From the up to the down and vice versa
Le duo raconte, à travers la percussion et le corps, les downs que l’on vit, précédés des ups. Dans ces moments d’extase, le corps entre en osmose avec la musique, et Mélissa Guex se tient en hauteur, comme élevée par ce qu’elle ressent. Ses mouvements sont alors fluides, comme son esprit léger, qui n’a pas besoin de réfléchir, simplement vivre le moment présent. Le batteur suit également le mouvement, avec des sons qui résonnent fort, dans une forme de liberté.
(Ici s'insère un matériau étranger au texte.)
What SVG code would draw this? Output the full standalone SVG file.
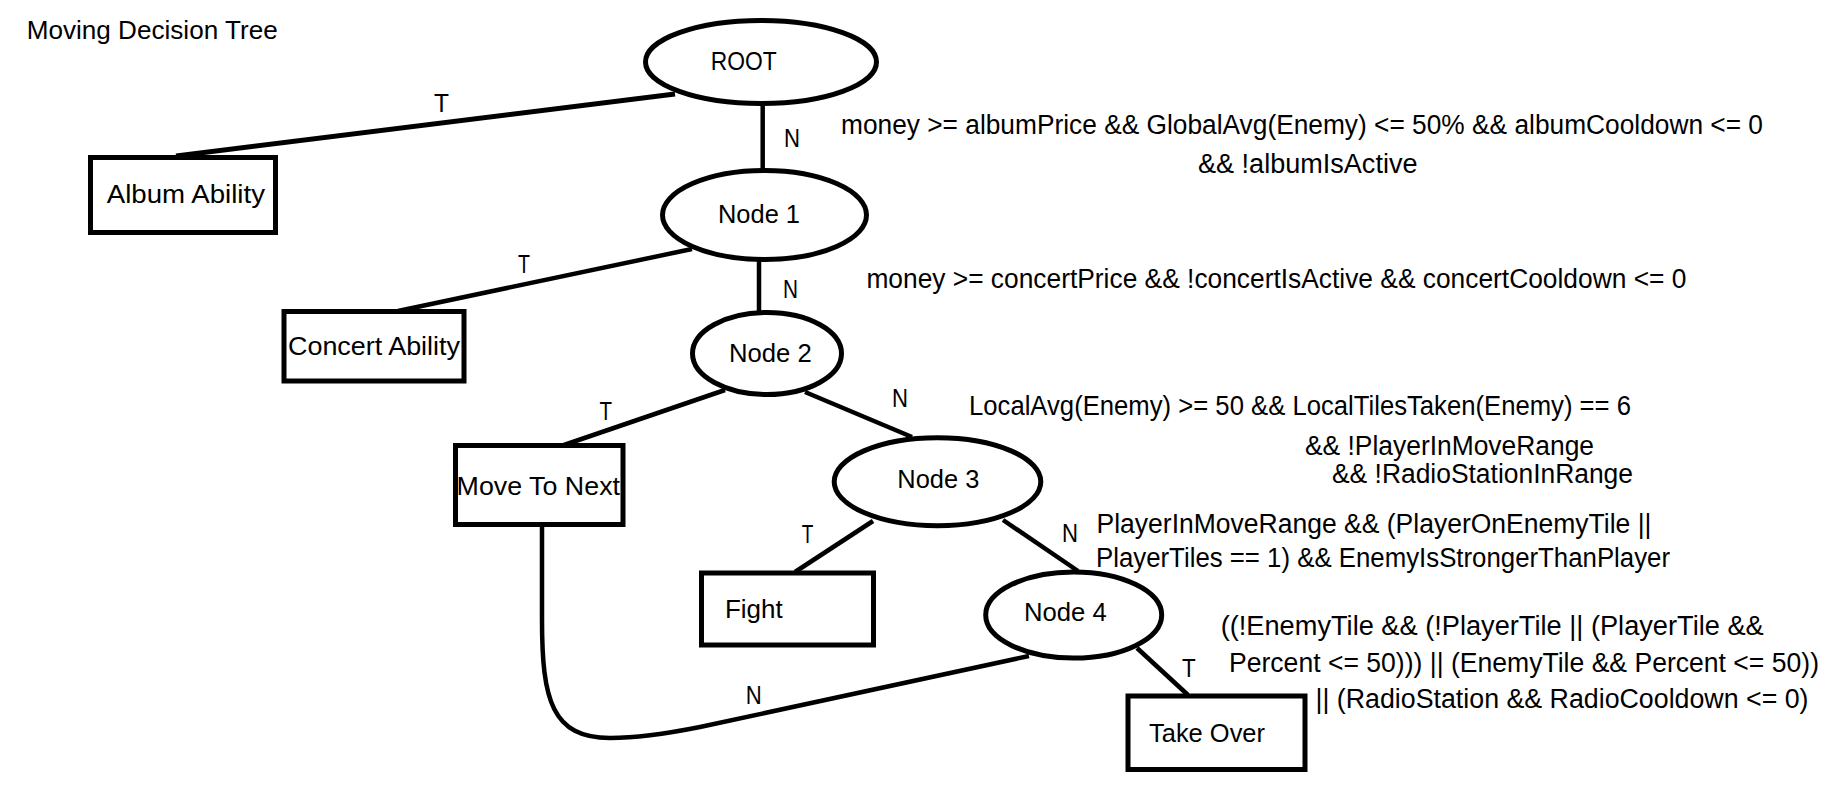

Enfin, le partage avec le public est bien présent : certain·e·s tapent le rythme avec leur pied ou dans leurs mains, d’autres se mettent à danser, embarqué·e·s par l’énergie transmise. D’autres se tiennent plus en retrait, se contentant d’observer, mais n’en pensent pas moins. Ces moments, nous les avons toutes et tous vécu.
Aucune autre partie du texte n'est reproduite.